Selling Shares to Buy a Home? Understand How Section 54F Can Help You Save Big on Capital Gains Tax
Siddhi Jain January 24, 2026 09:15 PM

Many investors planning to buy a residential property arrange funds by selling equity shares or other long-term investments. The idea is simple—use profits from the stock market to build or buy a home. What makes this strategy even more attractive is the potential tax relief available under Section 54F of the Income Tax Act, which allows eligible taxpayers to save a substantial amount on long-term capital gains tax.

However, claiming this benefit is not automatic. Section 54F comes with specific conditions, timelines, and limitations that must be followed carefully. A clear understanding of how this section works can help taxpayers save lakhs—or even crores—in taxes, while avoiding costly mistakes.

What Is Section 54F and Who Can Claim It?

Section 54F provides tax exemption on long-term capital gains arising from the sale of any capital asset other than a residential house. This includes gains from equity shares, mutual funds, bonds, gold, or land.

The benefit is available only to individuals and Hindu Undivided Families (HUFs). To qualify, the taxpayer must invest the gains in a residential house property within the prescribed time limits.

Using Equity Gains to Buy a House: Key Questions Explained

A common concern among investors is whether gains from multiple share sales can be covered under Section 54F if the house purchase is made earlier. According to tax experts, capital gains from several transactions can be claimed under this section, provided each sale meets the eligibility criteria and the investment timelines are followed correctly.

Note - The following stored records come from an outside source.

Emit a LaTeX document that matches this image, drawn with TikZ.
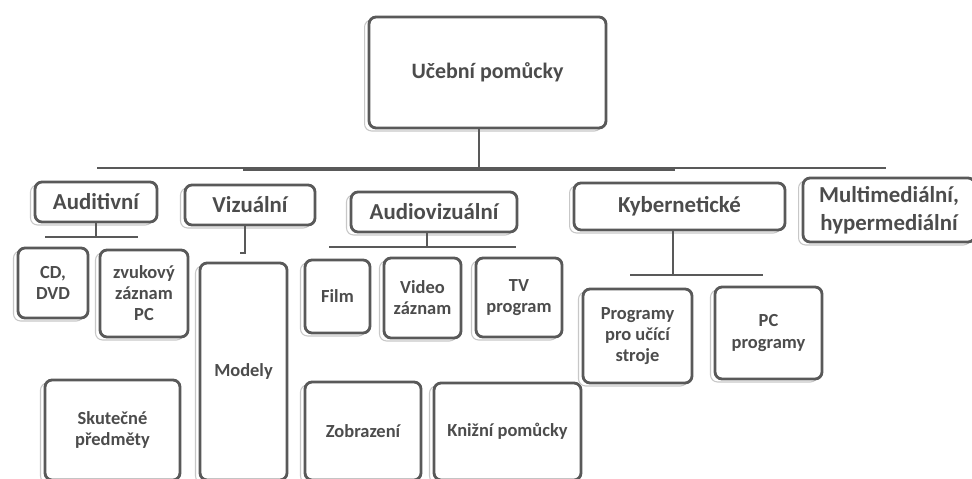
\documentclass[tikz,border=0pt]{standalone}
\usepackage{fontspec}
\setmainfont{Carlito}
\usetikzlibrary{shadows}
\tikzset{
  box/.style={draw=black!65, line width=1.6pt, fill=white, rounded corners=4pt, inner sep=2pt, align=center, text=black!70,
    copy shadow={shadow xshift=-0.09cm, shadow yshift=-0.06cm, draw=black!22, line width=0.6pt, fill=white}},
  headbox/.style={box, font=\fontsize{13}{16}\selectfont\bfseries},
  leafbox/.style={box, font=\fontsize{10.5}{12}\selectfont\bfseries},
  link/.style={draw=black!65, line width=1.6pt}
}
\begin{document}
\begin{tikzpicture}[x=0.02cm,y=-0.02cm]
\useasboundingbox (0,0) rectangle (972,479);
\node[headbox, font=\fontsize{12.5}{15}\selectfont\bfseries, minimum width=4.74cm, minimum height=2.22cm] (top) at (487.5,72.5) {Učební pomůcky};
% druhá úroveň
\node[headbox, minimum width=2.44cm, minimum height=0.8cm] (auditivni) at (96,202) {Auditivní};
\node[headbox, minimum width=2.6cm, minimum height=0.8cm] (vizualni) at (250,205) {Vizuální};
\node[headbox, minimum width=3.32cm, minimum height=0.8cm] (audiovizualni) at (434,212) {Audiovizuální};
\node[headbox, minimum width=4.22cm, minimum height=0.94cm] (kyberneticke) at (679.5,206.5) {Kybernetické};
\node[headbox, minimum width=3.44cm, minimum height=1.28cm] (multimedialni) at (889,210) {Multimediální,\\hypermediální};
% třetí úroveň
\node[leafbox, minimum width=1.4cm, minimum height=1.4cm] (cd) at (53,283) {CD,\\DVD};
\node[leafbox, minimum width=1.76cm, minimum height=1.74cm] (zvukovy) at (144,293.5) {zvukový\\záznam\\PC};
\node[leafbox, minimum width=2.7cm, minimum height=2.0cm] (skutecne) at (112.5,430) {Skutečné\\předměty};
\node[leafbox, minimum width=1.74cm, minimum height=4.34cm] (modely) at (243.5,371.5) {Modely};
\node[leafbox, minimum width=1.3cm, minimum height=1.46cm] (film) at (337.5,296.5) {Film};
\node[leafbox, minimum width=1.54cm, minimum height=1.6cm] (video) at (422.5,298) {Video\\záznam};
\node[leafbox, minimum width=1.72cm, minimum height=1.58cm] (tv) at (519,297.5) {TV\\program};
\node[leafbox, minimum width=2.32cm, minimum height=1.96cm] (zobrazeni) at (363,431) {Zobrazení};
\node[leafbox, minimum width=2.94cm, minimum height=1.94cm] (knizni) at (507.5,431.5) {Knižní pomůcky};
\node[leafbox, minimum width=2.18cm, minimum height=1.88cm] (programy) at (637.5,336) {Programy\\pro učící\\stroje};
\node[leafbox, minimum width=2.14cm, minimum height=1.84cm] (pcprog) at (768.5,333) {PC\\programy};
% spojnice
\coordinate (barL) at (97,168);
\coordinate (barR) at (886,168);
\coordinate (barmidL) at (243,169.5);
\coordinate (barmidR) at (675,169.5);
\coordinate (topdown) at (479,168);
\draw[link] (barL) -- (barR);
\draw[link] (barmidL) -- (barmidR);
\draw[link] (top.south -| topdown) -- (topdown);
\coordinate (audL) at (45,237);
\coordinate (audR) at (138,237);
\draw[link] (audL) -- (audR);
\draw[link] (auditivni.south) -- (auditivni.south |- audL);
\coordinate (vizdown) at (245,253);
\draw[link] (vizualni.south -| vizdown) -- (vizdown) -- ++(-5,0);
\coordinate (avL) at (329,247);
\coordinate (avR) at (516,247);
\coordinate (avdown) at (427,247);
\draw[link] (avL) -- (avR);
\draw[link] (audiovizualni.south -| avdown) -- (avdown);
\coordinate (kyL) at (630,275);
\coordinate (kyR) at (763,275);
\coordinate (kydown) at (673,275);
\draw[link] (kyL) -- (kyR);
\draw[link] (kyberneticke.south -| kydown) -- (kydown);
\end{tikzpicture}
\end{document}
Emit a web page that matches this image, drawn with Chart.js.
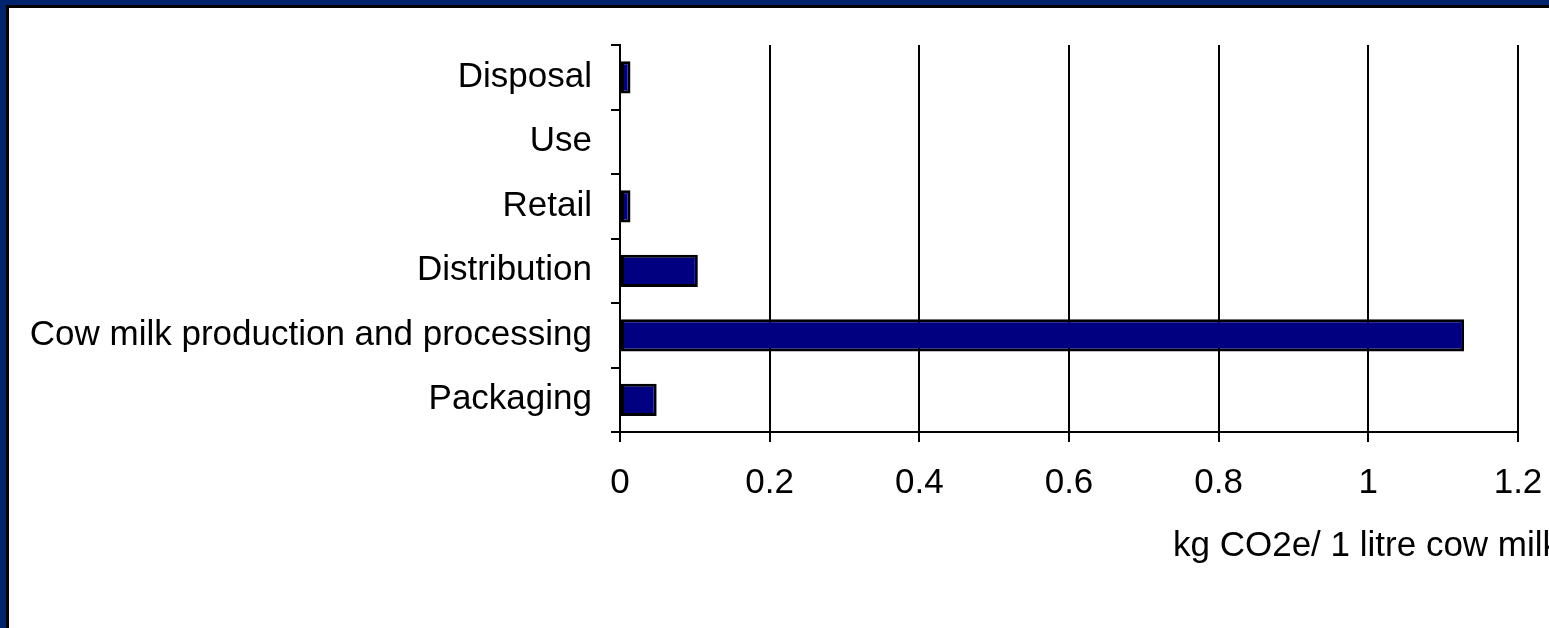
<!DOCTYPE html>
<html>
<head>
<meta charset="utf-8">
<script src="https://cdn.jsdelivr.net/npm/chart.js@4"></script>
<style>
  html, body { margin: 0; padding: 0; overflow: hidden; }
  body { width: 1549px; height: 628px; background: #00236e; position: relative; }
  #frame { position: absolute; left: 6px; top: 5px; right: 0; bottom: 0;
           border-top: 3px solid #000; border-left: 3px solid #000; background: #fff; }
  #wrap { position: absolute; left: 0; top: 0; width: 1549px; height: 628px; }
</style>
</head>
<body>
<div id="frame"></div>
<div id="wrap"><canvas id="chart" width="1549" height="628"></canvas></div>
<script>
const stages = ['Disposal', 'Use', 'Retail', 'Distribution', 'Cow milk production and processing', 'Packaging'];
const emissions = [0.014, 0, 0.014, 0.104, 1.128, 0.049];
const xTickLabels = ['0', '0.2', '0.4', '0.6', '0.8', '1', '1.2'];
const axisTitle = 'kg CO2e/ 1 litre cow milk';

const fontFamily = '"Liberation Sans", Arial, sans-serif';

// axis title sits right-aligned under the scale and runs off the edge
const axisTitlePlugin = {
  id: 'axisTitle',
  afterDraw(chart) {
    const ctx = chart.ctx;
    ctx.save();
    ctx.font = '35px ' + fontFamily;
    ctx.fillStyle = '#000';
    ctx.textAlign = 'left';
    ctx.textBaseline = 'middle';
    ctx.fillText(axisTitle, chart.chartArea.right - 345, 546);
    ctx.restore();
  }
};

new Chart(document.getElementById('chart'), {
  type: 'bar',
  data: {
    labels: stages,
    datasets: [{
      data: emissions,
      backgroundColor: '#000080',
      borderColor: '#000',
      borderWidth: 3,
      borderSkipped: false,
      barPercentage: 0.5,
      categoryPercentage: 1
    }]
  },
  options: {
    indexAxis: 'y',
    responsive: false,
    animation: false,
    layout: { padding: { top: 45, right: 31, left: 0, bottom: 0 } },
    plugins: { legend: { display: false }, tooltip: { enabled: false } },
    scales: {
      x: {
        min: 0,
        max: 1.2,
        ticks: {
          stepSize: 0.2,
          color: '#000',
          padding: 20,
          maxRotation: 0,
          font: { size: 35, family: fontFamily },
          callback: (v, i) => xTickLabels[i]
        },
        grid: { color: '#000', lineWidth: 2, tickLength: 10 },
        border: { color: '#000', width: 2 },
        afterFit: (s) => { s.height = 196; s.paddingRight = 0; s.paddingLeft = 0; }
      },
      y: {
        ticks: {
          color: '#000',
          padding: 19,
          font: { size: 35, family: fontFamily }
        },
        grid: { color: '#000', lineWidth: 2, tickLength: 9, drawOnChartArea: false },
        border: { color: '#000', width: 2 },
        afterFit: (s) => { s.width = 620; }
      }
    }
  },
  plugins: [axisTitlePlugin]
});
</script>
</body>
</html>
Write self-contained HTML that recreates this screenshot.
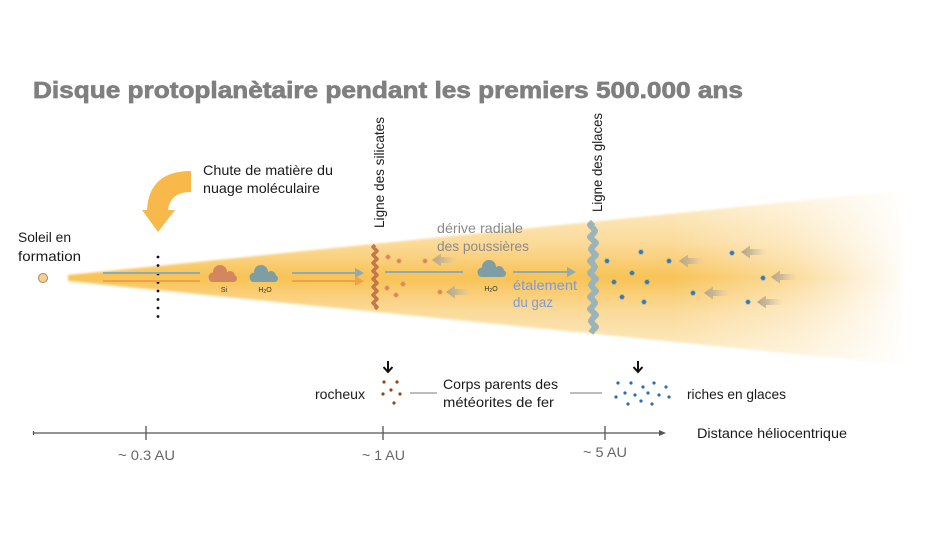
<!DOCTYPE html>
<html><head><meta charset="utf-8"><style>
html,body{margin:0;padding:0;background:#fff;}
svg{display:block;}
text{font-family:"Liberation Sans",sans-serif;}
</style></head><body>
<svg width="948" height="535" viewBox="0 0 948 535" xmlns="http://www.w3.org/2000/svg">
<defs>
  <linearGradient id="vg" gradientUnits="userSpaceOnUse" x1="0" y1="190" x2="0" y2="365">
    <stop offset="0" stop-color="#fdefd0"/>
    <stop offset="0.3" stop-color="#fbdb9b"/>
    <stop offset="0.5" stop-color="#f8c356"/>
    <stop offset="0.7" stop-color="#fbdb9b"/>
    <stop offset="1" stop-color="#fdefd0"/>
  </linearGradient>
  <linearGradient id="hg" gradientUnits="userSpaceOnUse" x1="60" y1="0" x2="910" y2="0">
    <stop offset="0" stop-color="#fff" stop-opacity="1"/>
    <stop offset="0.72" stop-color="#fff" stop-opacity="1"/>
    <stop offset="0.86" stop-color="#fff" stop-opacity="0.6"/>
    <stop offset="1" stop-color="#fff" stop-opacity="0"/>
  </linearGradient>
  <mask id="dm"><rect x="0" y="0" width="948" height="535" fill="url(#hg)"/></mask>
  <linearGradient id="ag" x1="0" y1="0" x2="1" y2="0">
    <stop offset="0" stop-color="#b3a384" stop-opacity="0.95"/>
    <stop offset="0.4" stop-color="#bfb095" stop-opacity="0.8"/>
    <stop offset="1" stop-color="#d8ccb5" stop-opacity="0"/>
  </linearGradient>
  <filter id="bl" x="-5%" y="-10%" width="110%" height="120%"><feGaussianBlur stdDeviation="1"/></filter>
  <g id="la"><polygon points="0,0 9,-6.5 9,-3 26,-3 26,3 9,3 9,6.5" fill="url(#ag)"/></g>
  <g id="oa" stroke="#d9845e" stroke-width="1.2" fill="#d9845e">
    <line x1="-2.6" y1="0" x2="2.6" y2="0"/><line x1="-1.3" y1="-2.3" x2="1.3" y2="2.3"/><line x1="-1.3" y1="2.3" x2="1.3" y2="-2.3"/><circle r="1.1"/>
  </g>
  <g id="ba" stroke="#2b7bbf" stroke-width="1.2" fill="#2b7bbf">
    <line x1="-2.6" y1="0" x2="2.6" y2="0"/><line x1="-1.3" y1="-2.3" x2="1.3" y2="2.3"/><line x1="-1.3" y1="2.3" x2="1.3" y2="-2.3"/><circle r="1.3"/>
  </g>
</defs>

<!-- Title -->
<text x="33" y="98" font-size="23" font-weight="bold" fill="#7f7f7f" stroke="#7f7f7f" stroke-width="0.7" textLength="710" lengthAdjust="spacingAndGlyphs">Disque protoplanètaire pendant les premiers 500.000 ans</text>

<!-- Disc -->
<g mask="url(#dm)">
  <polygon points="68,275 905,190 905,365 68,281" fill="url(#vg)" filter="url(#bl)"/>
</g>

<!-- Sun -->
<circle cx="43" cy="278" r="4.5" fill="#fbd08f" stroke="#a08866" stroke-width="1"/>
<text x="18" y="242" font-size="14" fill="#1a1a1a" textLength="53" lengthAdjust="spacingAndGlyphs">Soleil en</text>
<text x="18" y="261" font-size="14" fill="#1a1a1a" textLength="63" lengthAdjust="spacingAndGlyphs">formation</text>

<!-- Curved arrow -->
<path d="M191,171 Q149,171 147,210 L142,210 L158,232 L175,210 L168,210 Q170,192 191,192 Z" fill="#f8b94a"/>
<text x="203" y="175" font-size="14" fill="#1a1a1a" textLength="130" lengthAdjust="spacingAndGlyphs">Chute de matière du</text>
<text x="203" y="193" font-size="14" fill="#1a1a1a" textLength="117" lengthAdjust="spacingAndGlyphs">nuage moléculaire</text>

<!-- dotted line -->
<g fill="#111">
  <circle cx="158" cy="257" r="1.4"/><circle cx="158" cy="265.5" r="1.4"/><circle cx="158" cy="274" r="1.4"/><circle cx="158" cy="282.5" r="1.4"/>
  <circle cx="158" cy="291" r="1.4"/><circle cx="158" cy="299.5" r="1.4"/><circle cx="158" cy="308" r="1.4"/><circle cx="158" cy="316.5" r="1.4"/>
</g>

<!-- left lines -->
<line x1="103" y1="273" x2="200" y2="273" stroke="#8faab0" stroke-width="2"/>
<line x1="103" y1="281" x2="200" y2="281" stroke="#f4a044" stroke-width="2"/>

<!-- clouds -->
<g fill="#d4875e">
  <rect x="209" y="275" width="28" height="7" rx="3.5"/>
  <circle cx="220" cy="272" r="7"/><circle cx="230" cy="276" r="5"/><circle cx="213" cy="277" r="4.5"/>
</g>
<text x="224" y="292" font-size="7" fill="#333" text-anchor="middle">Si</text>
<g fill="#7f9ea4">
  <rect x="250" y="275" width="28" height="7" rx="3.5"/>
  <circle cx="261" cy="272" r="7"/><circle cx="271" cy="276" r="5"/><circle cx="254" cy="277" r="4.5"/>
</g>
<text x="265" y="292" font-size="7" fill="#333" text-anchor="middle">H<tspan font-size="5" dy="1">2</tspan><tspan dy="-1">O</tspan></text>

<!-- left arrows -->
<line x1="292" y1="273" x2="357" y2="273" stroke="#8faab0" stroke-width="2"/>
<polygon points="364,273 355,268 355,278" fill="#8faab0"/>
<line x1="292" y1="281" x2="357" y2="281" stroke="#f4a044" stroke-width="2"/>
<polygon points="364,281 355,276 355,286" fill="#f4a044"/>

<!-- silicate line -->
<path d="M375,245 l-2,2 2,2 2,2 -2,2 -2,2 2,2 2,2 -2,2 -2,2 2,2 2,2 -2,2 -2,2 2,2 2,2 -2,2 -2,2 2,2 2,2 -2,2 -2,2 2,2 2,2 -2,2 -2,2 2,2 2,2 -2,2 -2,2 2,2 2,2 -2,2" fill="none" stroke="#c3784a" stroke-width="3.5" stroke-linejoin="round"/>
<text transform="translate(384,228) rotate(-90)" font-size="14" fill="#1a1a1a" textLength="111" lengthAdjust="spacingAndGlyphs">Ligne des silicates</text>

<!-- orange asterisks -->
<use href="#oa" x="388" y="257"/><use href="#oa" x="399" y="261"/><use href="#oa" x="425" y="261"/>
<use href="#oa" x="403" y="284"/><use href="#oa" x="387" y="288"/><use href="#oa" x="396" y="295"/><use href="#oa" x="440" y="292"/>

<!-- mid -->
<line x1="385" y1="272" x2="463" y2="272" stroke="#8faab0" stroke-width="2"/>
<use href="#la" x="432" y="260"/>
<use href="#la" x="446" y="292"/>
<text x="437" y="233" font-size="14" fill="#8a8a8a" textLength="86" lengthAdjust="spacingAndGlyphs">dérive radiale</text>
<text x="437" y="251" font-size="14" fill="#8a8a8a" textLength="92" lengthAdjust="spacingAndGlyphs">des poussières</text>

<g fill="#7f9ea4">
  <rect x="478" y="270" width="28" height="7" rx="3.5"/>
  <circle cx="489" cy="267" r="7"/><circle cx="499" cy="271" r="5"/><circle cx="482" cy="272" r="4.5"/>
</g>
<text x="491" y="291" font-size="7" fill="#333" text-anchor="middle">H<tspan font-size="5" dy="1">2</tspan><tspan dy="-1">O</tspan></text>

<line x1="513" y1="272" x2="568" y2="272" stroke="#8faab0" stroke-width="2"/>
<polygon points="576,272 567,267 567,277" fill="#8faab0"/>
<text x="513" y="290" font-size="14" fill="#7b9ad6" textLength="64" lengthAdjust="spacingAndGlyphs">étalement</text>
<text x="513" y="307" font-size="14" fill="#7b9ad6" textLength="40" lengthAdjust="spacingAndGlyphs">du gaz</text>

<!-- ice line -->
<path d="M593,222 l-3,3 3,3 2,3 -2,3 -3,3 3,3 3,3 -3,3 -2,3 2,3 3,3 -3,3 -3,3 3,3 2,3 -2,3 -3,3 3,3 3,3 -3,3 -2,3 2,3 3,3 -3,3 -3,3 3,3 2,3 -2,3 -3,3 3,3 3,3 -3,3 -2,3 2,3 3,3 -3,3 -2,3" fill="none" stroke="#9bb4ba" stroke-width="6" stroke-linejoin="round"/>
<text transform="translate(602,212) rotate(-90)" font-size="14" fill="#1a1a1a" textLength="99" lengthAdjust="spacingAndGlyphs">Ligne des glaces</text>

<!-- blue asterisks -->
<use href="#ba" x="607" y="261"/><use href="#ba" x="641" y="252"/><use href="#ba" x="669" y="261"/>
<use href="#ba" x="632" y="273"/><use href="#ba" x="614" y="282"/><use href="#ba" x="647" y="282"/>
<use href="#ba" x="622" y="297"/><use href="#ba" x="644" y="302"/><use href="#ba" x="732" y="253"/>
<use href="#ba" x="763" y="278"/><use href="#ba" x="693" y="293"/><use href="#ba" x="748" y="302"/>

<!-- right arrows -->
<use href="#la" x="679" y="261"/>
<use href="#la" x="741" y="252"/>
<use href="#la" x="771" y="277"/>
<use href="#la" x="704" y="293"/>
<use href="#la" x="757" y="302"/>

<!-- bottom -->
<g stroke="#111" stroke-width="2" fill="none">
  <line x1="388" y1="361" x2="388" y2="371"/><polyline points="383.5,367 388,372 392.5,367"/>
  <line x1="638" y1="361" x2="638" y2="371"/><polyline points="633.5,367 638,372 642.5,367"/>
</g>
<g fill="#8b4a12">
  <circle cx="384" cy="382" r="1.6"/><circle cx="397" cy="382" r="1.6"/><circle cx="391" cy="390" r="1.6"/>
  <circle cx="383" cy="394" r="1.6"/><circle cx="400" cy="394" r="1.6"/><circle cx="394" cy="403" r="1.6"/>
</g>
<text x="315" y="399" font-size="14" fill="#1a1a1a" textLength="50" lengthAdjust="spacingAndGlyphs">rocheux</text>
<line x1="410" y1="393" x2="437" y2="393" stroke="#bdbdbd" stroke-width="2"/>
<text x="443" y="389" font-size="14" fill="#1a1a1a" textLength="115" lengthAdjust="spacingAndGlyphs">Corps parents des</text>
<text x="443" y="407" font-size="14" fill="#1a1a1a" textLength="111" lengthAdjust="spacingAndGlyphs">météorites de fer</text>
<line x1="570" y1="393" x2="602" y2="393" stroke="#bdbdbd" stroke-width="2"/>
<g fill="#2a6fb0">
  <circle cx="618" cy="383" r="1.6"/><circle cx="631" cy="383" r="1.6"/><circle cx="643" cy="387" r="1.6"/>
  <circle cx="654" cy="383" r="1.6"/><circle cx="666" cy="387" r="1.6"/><circle cx="616" cy="397" r="1.6"/>
  <circle cx="625" cy="393" r="1.6"/><circle cx="635" cy="395" r="1.6"/><circle cx="648" cy="393" r="1.6"/>
  <circle cx="659" cy="395" r="1.6"/><circle cx="669" cy="397" r="1.6"/><circle cx="628" cy="404" r="1.6"/>
  <circle cx="641" cy="401" r="1.6"/><circle cx="652" cy="404" r="1.6"/>
</g>
<text x="687" y="399" font-size="14" fill="#1a1a1a" textLength="99" lengthAdjust="spacingAndGlyphs">riches en glaces</text>

<!-- axis -->
<line x1="33" y1="433" x2="660" y2="433" stroke="#555" stroke-width="1.3"/>
<line x1="33.5" y1="431" x2="33.5" y2="435" stroke="#555" stroke-width="1.3"/>
<polygon points="666,433 659,430 659,436" fill="#555"/>
<g stroke="#555" stroke-width="1.3">
  <line x1="146" y1="426" x2="146" y2="440"/>
  <line x1="383" y1="426" x2="383" y2="440"/>
  <line x1="605" y1="426" x2="605" y2="440"/>
</g>
<text x="118" y="460" font-size="14" fill="#666" textLength="57" lengthAdjust="spacingAndGlyphs">~ 0.3 AU</text>
<text x="362" y="460" font-size="14" fill="#666" textLength="43" lengthAdjust="spacingAndGlyphs">~ 1 AU</text>
<text x="583" y="457" font-size="14" fill="#666" textLength="44" lengthAdjust="spacingAndGlyphs">~ 5 AU</text>
<text x="697" y="438" font-size="14" fill="#1a1a1a" textLength="150" lengthAdjust="spacingAndGlyphs">Distance héliocentrique</text>
</svg>
</body></html>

Another frequently asked question relates to home loans. If a person buys a house using a home loan and later uses capital gains from selling shares to pay EMIs, can Section 54F still be claimed? The answer is yes. The law does not require that the entire purchase price must come directly from capital gains. What matters is that the cost of the house is equal to or more than the net sale consideration of the capital asset to claim full exemption.

Time Limits You Must Not Ignore

Tax experts point out that timelines are crucial under Section 54F:

  • A ready-to-move-in house must be purchased within two years after the sale of the capital asset.

  • Alternatively, the property can be purchased up to one year before the date of sale.

  • If the taxpayer opts to construct a house or invest in an under-construction property, the construction must be completed within three years from the date of sale.

Failure to meet these timelines can result in denial of the tax exemption.

Can the Exemption Be Claimed Multiple Times?

Section 54F is not restricted to a one-time benefit. It can be claimed multiple times across different financial years and even for multiple property purchases. However, there is a critical condition:

On the date of sale of the capital asset, the taxpayer must not own more than one residential house, excluding the new property being purchased or constructed. If this condition is violated, the exemption under Section 54F will not be available.

How Much Tax Can You Actually Save?

To claim full exemption, the cost of the new house must be equal to or higher than the net sale value of the capital asset. If the investment amount is lower, the exemption is allowed on a proportionate basis.

For example, if only part of the capital gains is invested in the property, then only that portion will be exempt from tax. This flexibility makes Section 54F particularly useful even when investors combine personal savings or home loans with equity gains.

Expert View on Section 54F

Chartered accountants emphasize that Section 54F is a powerful tax-saving provision, but only when used with proper planning. Investors must keep documentation in order, track timelines carefully, and ensure compliance with ownership conditions.

Experts also recommend parking unutilized gains in the Capital Gains Account Scheme (CGAS) if the property purchase or construction is delayed, to retain eligibility for exemption.

Final Word

Selling shares to buy a home can be both financially smart and tax-efficient—if done right. Section 54F offers significant relief on long-term capital gains, but the benefit depends entirely on meeting legal conditions and deadlines.

Before making large financial decisions involving equity sales and property purchases, it is always wise to consult a certified tax professional. Proper guidance can help you unlock the full potential of Section 54F while staying on the right side of tax laws.